In a message dated 12/1/01 8:48:18 PM, [EMAIL PROTECTED] writes:
<< smokers are harangued about their choices and in the USA it has got
ridiculous >>
To me, what's really pathetic in all this is that there are so many former
smokers and nonsmokers who seem to have such low self-esteem, the only thing
that makes them feel good about themselves is to demonize people who are
still addicted to tobacco. And they do this in spite of the fact that most
smokers really do go out of their way to be polite when they light up, either
by asking if their smoke offends anyone or by stepping outside.
The latest trend in the US is to use children to aggressively carry the
antismoking message. Last weekend I was standing outside a Starbucks with a
friend of mine who was visiting me from out of state. My friend, a 54 year
old grandmother, was having a cigarette while we were saying good-bye.

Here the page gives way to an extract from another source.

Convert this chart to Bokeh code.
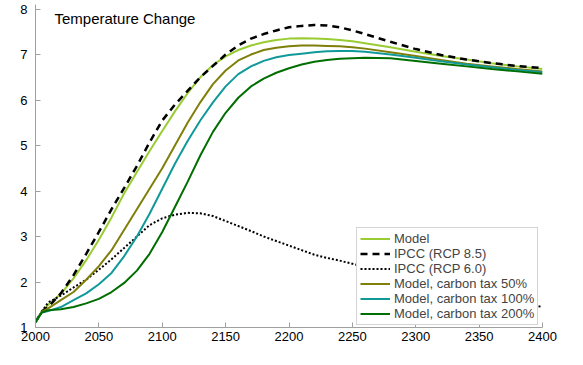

Suddenly, a four or five year old girl burst out of the coffee shop with her
mother in tow and shouted, "Don't smoke!" (Excuse me? What ever happened to
respect for elders?) This child's pinhead of a mother just stood proudly by
as my friend, although embarrassed and somewhat put out by the incident,
graciously muttered something about the child being right, and that smoking
was bad. I was too shocked by the child's horrendous manners, and the
mother's cheerful complicity, to say anything. But if anything like this ever
happens to me again, I will be ready to tell child and parent exactly where
to go and what to do when they get there!